Schematic diagram for real-time RAA

Recombinase was bound to primers to form complexes, and the complexes searched for a specific binding site on the target DNA at a constant temperature. By utilizing single-stranded binding proteins, the double strand of template DNA is opened, and a single-stranded molecule is formed. In the next step, DNA polymerase was initiated at the 3′ end of the primer and synthesized toward the 5′ end of the target DNA. Hence, two new double-stranded DNA molecules were formed, and the cycle was repeated to achieve amplification (Chen et al., 2021; Wang et al., 2021) (Figure 1A). When nucleic acid exonuclease is not activated, the probe is stable and does not emit fluorescence signals; however, when the probe binds to the target DNA site, exonuclease was activated. Upon recognizing tetrahydrofuran (THF) on the probe, nucleic acid exonuclease cleaves both the reporter group and the burst group, and the reporter group is released, allowing the fluorescence signal to be emitted. As the probe was amplified further to the 3′ end, the blocker was cut off, and the probe continued to amplify to the 5′ end of the target DNA. Consequently, real-time fluorescence signals were gathered and plotted (Figure 1B).
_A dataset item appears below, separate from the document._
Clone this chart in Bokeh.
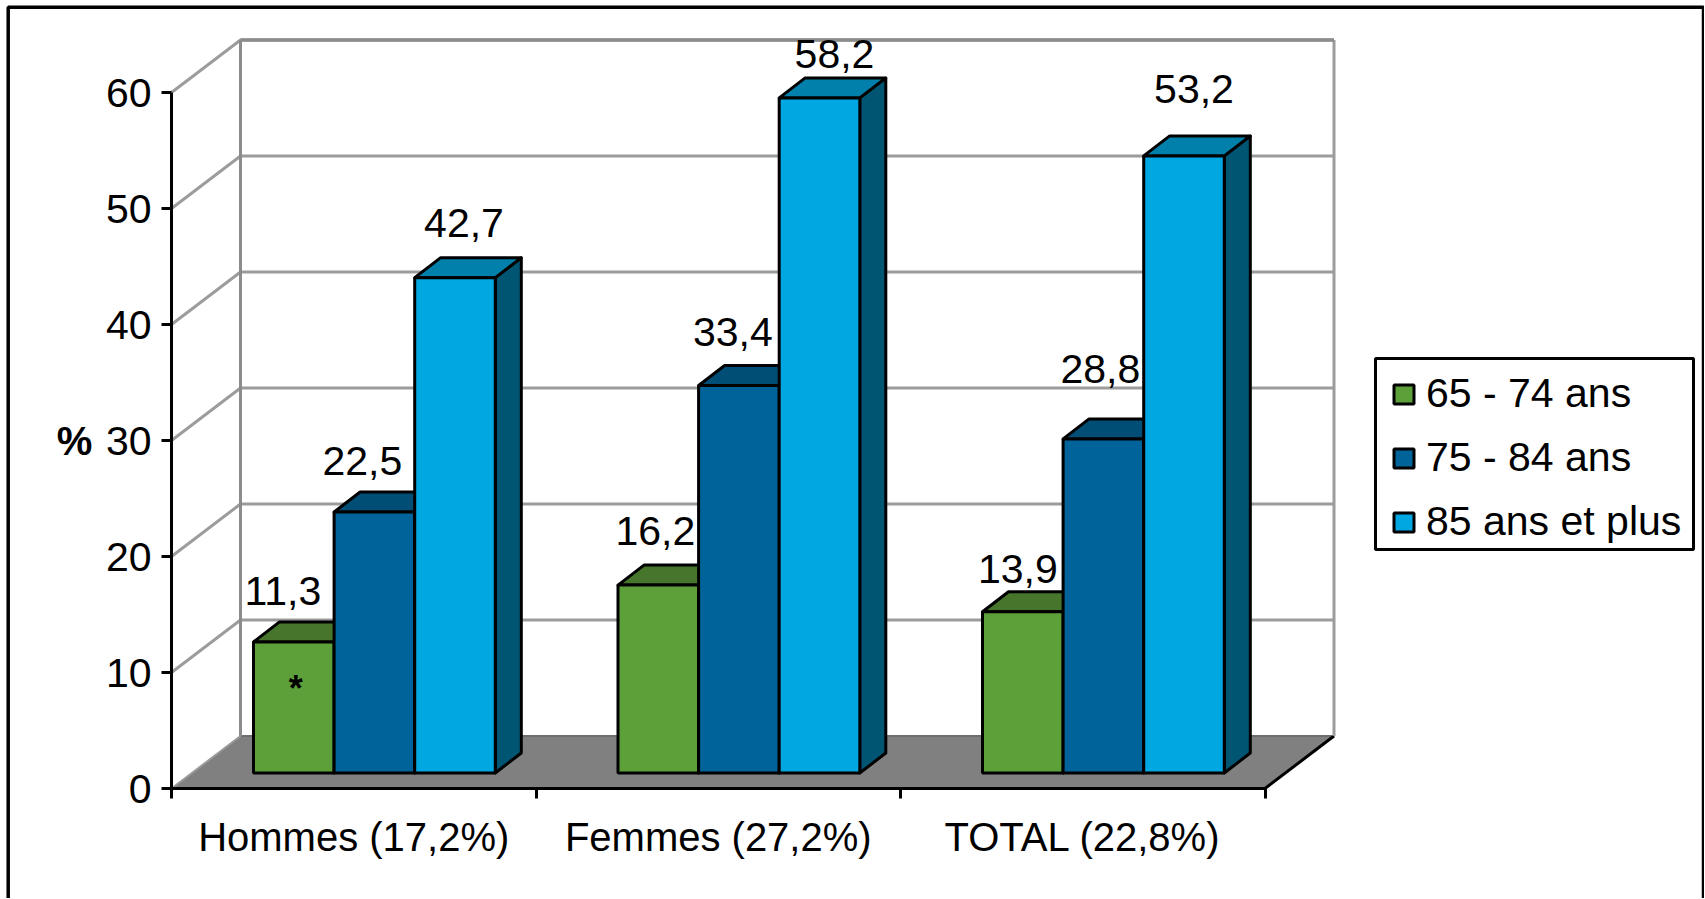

RAA process schematic diagram. (A) Mechanism based on the RAA process. (B) Mechanism of the real-time RAA probe amplification process. Exonuclease was activated when the probe and template DNA strands were bound. Exonuclease recognized tetrahydrofuran (THF) and cut at the site, separating reporter from quenched groups and generating a fluorescence signal to be collected. After the blocker separation, the probe was further extended in the template to complete the amplification. We drew this schematic diagram by Figdraw (www.figdraw.com).